In der aktuellen Folge des YouTube-Formats „Bir Konu Bir Sohbet“ war diesmal der Gründer und Vorsitzende des Gastronomie-Tourismus-Verbandes, Gürkan Boztepe, zu Gast. Im Gespräch mit Moderatorin Sabiha Fındıkkıran sprach er offen über die Herausforderungen und Chancen der türkischen Gastronomie, aber auch über das oft verzerrte Bild der türkischen Küche im In- und Ausland.
Statussymbole und Preiswahrnehmung
Boztepe beobachtet einen interessanten Trend in der türkischen Gastronomieszene: „In Istanbul sieht man immer mehr Cafés. Dort hinzugehen wirkt irgendwie moderner und ‚hipper‘ als ein einfaches Teehaus zu besuchen. Dabei geht es vielen gar nicht um die Qualität des Kaffees, sondern darum, sich selbst zu positionieren.“ Ähnlich sei es bei traditionellen Gerichten wie Pide, wo das Image nicht mit der Beliebtheit mithalte.

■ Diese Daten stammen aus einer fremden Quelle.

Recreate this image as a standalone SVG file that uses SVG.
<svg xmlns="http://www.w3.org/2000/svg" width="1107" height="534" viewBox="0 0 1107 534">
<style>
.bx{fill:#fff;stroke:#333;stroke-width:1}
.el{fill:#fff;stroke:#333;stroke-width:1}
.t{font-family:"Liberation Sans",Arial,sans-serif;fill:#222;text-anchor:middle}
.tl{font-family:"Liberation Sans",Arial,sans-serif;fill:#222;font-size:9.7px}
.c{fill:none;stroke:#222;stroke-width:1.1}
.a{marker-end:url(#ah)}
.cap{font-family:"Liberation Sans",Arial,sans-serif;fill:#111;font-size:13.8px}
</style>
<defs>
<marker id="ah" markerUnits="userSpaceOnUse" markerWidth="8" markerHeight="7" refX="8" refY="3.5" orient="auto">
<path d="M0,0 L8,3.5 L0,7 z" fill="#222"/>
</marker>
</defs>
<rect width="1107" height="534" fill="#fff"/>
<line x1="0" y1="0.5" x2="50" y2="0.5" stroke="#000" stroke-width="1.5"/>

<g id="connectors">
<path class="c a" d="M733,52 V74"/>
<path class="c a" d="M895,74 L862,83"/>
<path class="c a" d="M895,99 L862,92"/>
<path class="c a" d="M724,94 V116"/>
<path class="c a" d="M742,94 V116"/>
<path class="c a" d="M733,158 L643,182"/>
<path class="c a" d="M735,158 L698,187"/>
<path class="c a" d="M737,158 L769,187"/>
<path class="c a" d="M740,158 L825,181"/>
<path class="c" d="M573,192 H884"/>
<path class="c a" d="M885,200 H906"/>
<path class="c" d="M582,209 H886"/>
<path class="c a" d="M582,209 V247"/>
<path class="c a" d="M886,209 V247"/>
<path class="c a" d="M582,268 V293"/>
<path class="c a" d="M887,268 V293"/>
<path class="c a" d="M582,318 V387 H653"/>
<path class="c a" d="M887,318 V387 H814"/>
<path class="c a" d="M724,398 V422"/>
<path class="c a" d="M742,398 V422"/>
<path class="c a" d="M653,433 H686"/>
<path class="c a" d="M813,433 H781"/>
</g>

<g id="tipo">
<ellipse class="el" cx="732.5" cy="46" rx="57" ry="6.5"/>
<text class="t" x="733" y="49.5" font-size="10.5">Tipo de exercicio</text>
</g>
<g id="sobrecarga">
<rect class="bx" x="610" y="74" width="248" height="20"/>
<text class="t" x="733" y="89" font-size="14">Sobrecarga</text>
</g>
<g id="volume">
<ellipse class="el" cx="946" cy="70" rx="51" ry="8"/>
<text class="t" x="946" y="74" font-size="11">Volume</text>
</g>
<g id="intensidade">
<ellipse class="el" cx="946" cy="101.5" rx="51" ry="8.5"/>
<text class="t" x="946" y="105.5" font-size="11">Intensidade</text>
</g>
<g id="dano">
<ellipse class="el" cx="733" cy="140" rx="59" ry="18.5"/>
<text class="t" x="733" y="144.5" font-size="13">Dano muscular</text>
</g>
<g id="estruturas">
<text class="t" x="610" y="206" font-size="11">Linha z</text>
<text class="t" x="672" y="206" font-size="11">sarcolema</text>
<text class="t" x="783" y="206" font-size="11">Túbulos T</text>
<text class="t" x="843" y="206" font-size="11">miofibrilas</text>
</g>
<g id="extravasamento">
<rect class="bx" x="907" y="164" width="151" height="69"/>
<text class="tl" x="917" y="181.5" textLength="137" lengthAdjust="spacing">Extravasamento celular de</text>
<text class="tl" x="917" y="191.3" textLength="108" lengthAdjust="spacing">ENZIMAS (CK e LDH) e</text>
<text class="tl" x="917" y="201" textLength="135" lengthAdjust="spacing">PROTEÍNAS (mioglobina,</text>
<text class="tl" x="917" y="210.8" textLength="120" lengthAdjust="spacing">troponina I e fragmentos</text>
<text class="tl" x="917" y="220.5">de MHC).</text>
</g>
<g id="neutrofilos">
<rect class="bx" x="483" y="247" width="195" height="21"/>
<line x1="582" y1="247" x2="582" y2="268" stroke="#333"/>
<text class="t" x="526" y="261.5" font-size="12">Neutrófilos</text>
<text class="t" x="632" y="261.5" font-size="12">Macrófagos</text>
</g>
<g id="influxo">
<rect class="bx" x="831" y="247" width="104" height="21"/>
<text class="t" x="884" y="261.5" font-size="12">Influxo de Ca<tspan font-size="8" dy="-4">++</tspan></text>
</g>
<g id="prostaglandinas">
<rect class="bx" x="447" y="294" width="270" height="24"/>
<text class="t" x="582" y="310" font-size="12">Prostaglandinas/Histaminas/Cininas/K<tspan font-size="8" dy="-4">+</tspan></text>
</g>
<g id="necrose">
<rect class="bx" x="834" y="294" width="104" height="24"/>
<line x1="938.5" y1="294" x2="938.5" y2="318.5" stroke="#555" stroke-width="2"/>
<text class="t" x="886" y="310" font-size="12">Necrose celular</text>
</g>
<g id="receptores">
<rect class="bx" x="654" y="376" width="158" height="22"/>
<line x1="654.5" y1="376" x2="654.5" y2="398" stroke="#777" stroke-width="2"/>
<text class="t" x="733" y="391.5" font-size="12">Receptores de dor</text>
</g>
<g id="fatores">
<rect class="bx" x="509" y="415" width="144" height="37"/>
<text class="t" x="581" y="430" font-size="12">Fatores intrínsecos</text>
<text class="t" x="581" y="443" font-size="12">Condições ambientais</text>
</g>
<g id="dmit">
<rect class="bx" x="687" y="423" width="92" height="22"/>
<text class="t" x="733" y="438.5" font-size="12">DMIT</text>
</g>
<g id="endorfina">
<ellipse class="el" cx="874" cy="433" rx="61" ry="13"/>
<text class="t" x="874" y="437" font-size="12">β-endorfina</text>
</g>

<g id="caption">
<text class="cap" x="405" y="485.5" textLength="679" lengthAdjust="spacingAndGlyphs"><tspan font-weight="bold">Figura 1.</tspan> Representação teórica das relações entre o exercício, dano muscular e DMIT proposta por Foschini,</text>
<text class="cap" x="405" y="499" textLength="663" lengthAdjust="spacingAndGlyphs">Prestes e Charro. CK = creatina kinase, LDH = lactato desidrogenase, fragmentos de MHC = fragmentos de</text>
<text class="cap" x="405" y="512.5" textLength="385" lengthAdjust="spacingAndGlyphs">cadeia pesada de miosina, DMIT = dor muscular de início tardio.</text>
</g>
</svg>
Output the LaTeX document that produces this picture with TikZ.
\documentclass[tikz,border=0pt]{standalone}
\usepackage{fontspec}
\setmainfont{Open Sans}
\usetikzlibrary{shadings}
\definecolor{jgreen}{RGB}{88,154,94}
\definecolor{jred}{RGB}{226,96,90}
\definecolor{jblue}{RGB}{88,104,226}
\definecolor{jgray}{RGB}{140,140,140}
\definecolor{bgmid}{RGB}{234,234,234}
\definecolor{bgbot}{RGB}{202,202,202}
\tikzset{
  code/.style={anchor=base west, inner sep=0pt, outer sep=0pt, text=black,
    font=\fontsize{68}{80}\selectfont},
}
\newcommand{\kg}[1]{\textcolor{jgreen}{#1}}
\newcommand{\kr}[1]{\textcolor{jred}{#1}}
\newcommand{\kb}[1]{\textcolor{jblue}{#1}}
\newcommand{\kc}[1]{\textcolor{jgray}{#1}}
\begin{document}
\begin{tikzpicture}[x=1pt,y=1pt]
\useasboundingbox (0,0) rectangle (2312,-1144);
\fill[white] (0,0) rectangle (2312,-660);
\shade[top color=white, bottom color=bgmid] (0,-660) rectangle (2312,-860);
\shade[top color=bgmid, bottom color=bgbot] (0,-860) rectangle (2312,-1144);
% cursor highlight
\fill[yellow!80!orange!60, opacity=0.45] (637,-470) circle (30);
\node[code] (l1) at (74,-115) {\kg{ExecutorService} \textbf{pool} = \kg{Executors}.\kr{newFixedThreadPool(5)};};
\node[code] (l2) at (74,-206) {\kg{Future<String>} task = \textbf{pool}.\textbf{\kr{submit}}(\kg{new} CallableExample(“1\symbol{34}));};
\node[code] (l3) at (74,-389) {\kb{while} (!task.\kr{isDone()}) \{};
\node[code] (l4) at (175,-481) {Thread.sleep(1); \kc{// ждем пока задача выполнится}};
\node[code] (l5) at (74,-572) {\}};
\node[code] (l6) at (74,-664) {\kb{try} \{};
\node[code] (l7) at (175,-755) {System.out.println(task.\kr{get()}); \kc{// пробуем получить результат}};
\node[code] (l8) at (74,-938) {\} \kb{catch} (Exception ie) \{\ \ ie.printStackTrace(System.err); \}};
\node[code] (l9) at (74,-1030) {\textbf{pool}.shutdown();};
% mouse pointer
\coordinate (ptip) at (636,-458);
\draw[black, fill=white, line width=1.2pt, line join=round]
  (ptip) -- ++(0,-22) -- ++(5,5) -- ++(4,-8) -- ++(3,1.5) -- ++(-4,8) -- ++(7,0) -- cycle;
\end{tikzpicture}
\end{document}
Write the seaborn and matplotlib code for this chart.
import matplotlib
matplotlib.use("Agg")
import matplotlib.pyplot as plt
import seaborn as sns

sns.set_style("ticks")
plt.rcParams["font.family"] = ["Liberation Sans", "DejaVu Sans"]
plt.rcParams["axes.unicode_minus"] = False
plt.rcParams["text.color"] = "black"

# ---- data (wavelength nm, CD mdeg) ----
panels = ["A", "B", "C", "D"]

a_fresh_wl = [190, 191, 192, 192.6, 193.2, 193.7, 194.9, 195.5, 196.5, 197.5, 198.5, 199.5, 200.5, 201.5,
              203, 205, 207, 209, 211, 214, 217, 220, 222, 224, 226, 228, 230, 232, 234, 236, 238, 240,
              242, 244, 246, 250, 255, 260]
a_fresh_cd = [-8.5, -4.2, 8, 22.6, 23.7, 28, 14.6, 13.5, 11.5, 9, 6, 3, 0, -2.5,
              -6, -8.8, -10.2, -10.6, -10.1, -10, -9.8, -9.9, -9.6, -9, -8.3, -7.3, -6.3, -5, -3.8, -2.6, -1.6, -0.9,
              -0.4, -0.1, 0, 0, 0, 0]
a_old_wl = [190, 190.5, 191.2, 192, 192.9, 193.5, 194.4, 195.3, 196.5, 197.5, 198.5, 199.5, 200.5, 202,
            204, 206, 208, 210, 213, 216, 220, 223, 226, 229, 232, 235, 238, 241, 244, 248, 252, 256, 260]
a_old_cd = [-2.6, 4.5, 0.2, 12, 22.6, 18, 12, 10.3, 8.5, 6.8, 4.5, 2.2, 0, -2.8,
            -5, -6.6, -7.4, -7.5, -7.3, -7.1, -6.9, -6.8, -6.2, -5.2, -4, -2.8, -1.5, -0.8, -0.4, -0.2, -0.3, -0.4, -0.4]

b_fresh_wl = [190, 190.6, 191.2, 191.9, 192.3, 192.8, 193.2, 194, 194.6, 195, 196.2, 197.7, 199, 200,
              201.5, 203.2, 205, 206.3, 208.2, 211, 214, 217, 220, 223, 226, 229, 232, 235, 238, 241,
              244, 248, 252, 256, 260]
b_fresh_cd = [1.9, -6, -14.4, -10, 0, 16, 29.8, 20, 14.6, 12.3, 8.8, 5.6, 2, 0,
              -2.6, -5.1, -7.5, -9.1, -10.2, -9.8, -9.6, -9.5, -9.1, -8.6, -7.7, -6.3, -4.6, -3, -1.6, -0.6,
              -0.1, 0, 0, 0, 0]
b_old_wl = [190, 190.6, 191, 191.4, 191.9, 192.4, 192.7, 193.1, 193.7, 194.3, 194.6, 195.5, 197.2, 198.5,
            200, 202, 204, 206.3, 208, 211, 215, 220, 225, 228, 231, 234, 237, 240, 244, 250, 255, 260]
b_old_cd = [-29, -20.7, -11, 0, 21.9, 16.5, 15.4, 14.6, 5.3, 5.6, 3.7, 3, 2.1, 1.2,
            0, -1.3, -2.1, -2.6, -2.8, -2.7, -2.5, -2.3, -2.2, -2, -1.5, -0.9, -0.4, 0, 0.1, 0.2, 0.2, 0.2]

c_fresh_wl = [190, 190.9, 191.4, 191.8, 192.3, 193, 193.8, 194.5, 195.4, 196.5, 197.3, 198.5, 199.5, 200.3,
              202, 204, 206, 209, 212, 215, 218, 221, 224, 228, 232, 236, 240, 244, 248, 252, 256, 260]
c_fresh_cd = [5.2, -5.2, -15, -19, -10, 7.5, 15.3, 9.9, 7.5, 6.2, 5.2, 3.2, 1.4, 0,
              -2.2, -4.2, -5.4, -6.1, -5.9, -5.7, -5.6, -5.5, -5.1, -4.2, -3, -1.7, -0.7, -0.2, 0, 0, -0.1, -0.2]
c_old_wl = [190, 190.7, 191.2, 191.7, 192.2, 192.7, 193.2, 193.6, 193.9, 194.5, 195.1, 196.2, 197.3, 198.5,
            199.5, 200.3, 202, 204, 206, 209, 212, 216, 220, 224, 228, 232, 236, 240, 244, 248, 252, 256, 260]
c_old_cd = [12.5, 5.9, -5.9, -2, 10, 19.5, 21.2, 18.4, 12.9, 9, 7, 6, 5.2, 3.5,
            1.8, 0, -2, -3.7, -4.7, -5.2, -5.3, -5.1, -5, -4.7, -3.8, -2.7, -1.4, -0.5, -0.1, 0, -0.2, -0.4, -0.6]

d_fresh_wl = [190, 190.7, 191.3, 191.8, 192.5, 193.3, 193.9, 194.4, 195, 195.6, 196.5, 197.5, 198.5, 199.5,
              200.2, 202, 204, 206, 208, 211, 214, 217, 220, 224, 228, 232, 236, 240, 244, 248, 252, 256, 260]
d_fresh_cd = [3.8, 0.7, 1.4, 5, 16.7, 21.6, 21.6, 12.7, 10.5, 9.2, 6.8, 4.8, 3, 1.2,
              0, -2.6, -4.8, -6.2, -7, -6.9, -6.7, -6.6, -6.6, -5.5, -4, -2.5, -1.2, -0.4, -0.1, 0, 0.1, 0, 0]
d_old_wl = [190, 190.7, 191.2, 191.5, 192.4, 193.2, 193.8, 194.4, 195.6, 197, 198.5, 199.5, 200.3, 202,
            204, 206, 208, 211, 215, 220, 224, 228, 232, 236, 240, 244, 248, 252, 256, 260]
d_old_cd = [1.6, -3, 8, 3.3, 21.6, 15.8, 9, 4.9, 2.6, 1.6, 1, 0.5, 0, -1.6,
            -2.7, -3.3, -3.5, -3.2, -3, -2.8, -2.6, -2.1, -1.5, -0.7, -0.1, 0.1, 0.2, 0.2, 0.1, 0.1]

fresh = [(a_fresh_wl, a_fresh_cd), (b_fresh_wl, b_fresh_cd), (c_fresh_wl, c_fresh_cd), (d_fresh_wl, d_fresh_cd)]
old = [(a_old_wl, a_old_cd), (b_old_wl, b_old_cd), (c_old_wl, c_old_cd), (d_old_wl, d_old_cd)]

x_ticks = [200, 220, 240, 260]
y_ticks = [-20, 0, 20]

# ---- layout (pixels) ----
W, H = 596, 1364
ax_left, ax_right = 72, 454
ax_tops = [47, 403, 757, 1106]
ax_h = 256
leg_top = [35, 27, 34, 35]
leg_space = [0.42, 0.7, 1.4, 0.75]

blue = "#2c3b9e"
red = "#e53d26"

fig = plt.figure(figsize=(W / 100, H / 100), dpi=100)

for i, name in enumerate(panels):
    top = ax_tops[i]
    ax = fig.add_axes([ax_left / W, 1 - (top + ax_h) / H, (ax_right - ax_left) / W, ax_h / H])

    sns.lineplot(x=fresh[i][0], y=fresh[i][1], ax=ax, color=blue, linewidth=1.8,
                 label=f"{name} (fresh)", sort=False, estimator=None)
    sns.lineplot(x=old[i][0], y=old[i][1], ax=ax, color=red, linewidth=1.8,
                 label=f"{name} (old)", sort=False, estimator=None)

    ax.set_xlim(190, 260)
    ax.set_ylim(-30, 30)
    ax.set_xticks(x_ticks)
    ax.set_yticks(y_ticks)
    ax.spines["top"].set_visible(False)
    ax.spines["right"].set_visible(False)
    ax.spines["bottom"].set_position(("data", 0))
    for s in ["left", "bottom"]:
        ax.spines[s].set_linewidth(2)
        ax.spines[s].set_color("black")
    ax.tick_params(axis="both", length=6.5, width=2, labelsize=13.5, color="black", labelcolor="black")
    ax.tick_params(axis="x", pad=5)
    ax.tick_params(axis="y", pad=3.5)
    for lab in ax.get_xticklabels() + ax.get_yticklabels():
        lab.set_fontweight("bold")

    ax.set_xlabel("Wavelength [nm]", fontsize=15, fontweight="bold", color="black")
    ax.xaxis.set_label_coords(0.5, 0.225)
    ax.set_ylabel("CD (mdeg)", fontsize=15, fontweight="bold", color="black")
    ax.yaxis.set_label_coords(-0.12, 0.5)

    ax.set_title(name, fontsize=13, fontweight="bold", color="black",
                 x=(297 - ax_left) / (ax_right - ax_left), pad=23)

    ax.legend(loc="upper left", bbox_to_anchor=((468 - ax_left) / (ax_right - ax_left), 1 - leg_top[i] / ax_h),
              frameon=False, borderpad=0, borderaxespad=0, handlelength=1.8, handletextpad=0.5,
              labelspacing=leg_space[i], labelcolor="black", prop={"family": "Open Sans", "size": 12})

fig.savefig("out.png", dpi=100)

Weltweit unterschätzt: Die Vielfalt der türkischen Küche
Laut Boztepe ist die türkische Küche international noch immer nicht richtig anerkannt: „Michelin-Sterne-Köche, die nach Istanbul kommen, wollen oft erst einmal Straßenessen wie Balık Ekmek oder Kokoreç probieren. Unsere Straßenküche ist so vielfältig und einzigartig – das wird oft übersehen.“ Er fordert eine stärkere Vermittlung der kulturellen und historischen Wurzeln der türkischen Küche, etwa durch Experten wie Historiker İlber Ortaylı, die die Geschichte hinter den Gerichten erzählen könnten.
Konkurrenz mit der italienischen Küche
Ein weiterer Kritikpunkt von Boztepe ist das erfolgreiche Marketing der italienischen Küche: „Italiener haben es geschafft, ihre Pizza und Pasta weltweit zu etablieren – angefangen bei Filmproduktionen wie ‚Der Pate‘, in denen Essen eine große Rolle spielt. Wir sollten lernen, Gastronomie auch mit anderen Kulturbranchen wie dem Film besser zu verknüpfen.“ Trotz der begrenzten Gerichte, die oft genannt werden, sei die italienische Küche ein globaler Erfolg – und türkische Gastronomen könnten davon lernen.
Ein deutscher Klassiker mit türkischen Wurzeln
Überraschend für viele ist Boztepes Behauptung, dass der Hamburger eigentlich ein türkisches Gericht sei: „In Hamburg gibt es das Gericht ‚Tatar Bifteki‘, das von einem Deutschen kopiert und als Hamburger weltweit vermarktet wurde. Dabei stammt die kulinarische Basis von uns.“ Er sieht darin ein Beispiel, wie türkische Küche und Kultur oft nicht die Anerkennung bekommen, die sie verdienen.
Hohe Preise bremsen Wachstum
Ein zentrales Thema war auch die Preisgestaltung in der türkischen Gastronomie: „Die Preise in Fine-Dining-Restaurants sind oft deutlich über dem weltweiten Durchschnitt. Das hat viele Gründe: hohe Mieten, Schwankungen bei den Rohstoffpreisen und auch die Servicequalität.“ Boztepe versteht die wirtschaftlichen Zwänge, appelliert aber an die Branche, transparenter zu kommunizieren und das Preis-Leistungs-Verhältnis zu überdenken.
Neue Wege für die türkische Gastronomie
Abschließend appelliert Boztepe an Gastronomen und Politik gleichermaßen: „Wir müssen die wahre Vielfalt und Qualität unserer Küche sichtbarer machen und dabei auch Preisaspekte realistisch betrachten. Die nächste Generation muss bewusster mit ihrer Kultur umgehen, um internationale Anerkennung zu erreichen.“ Sein Fazit: Nur durch ehrlichen Dialog und Innovation kann die türkische Gastronomie ihr volles Potenzial entfalten.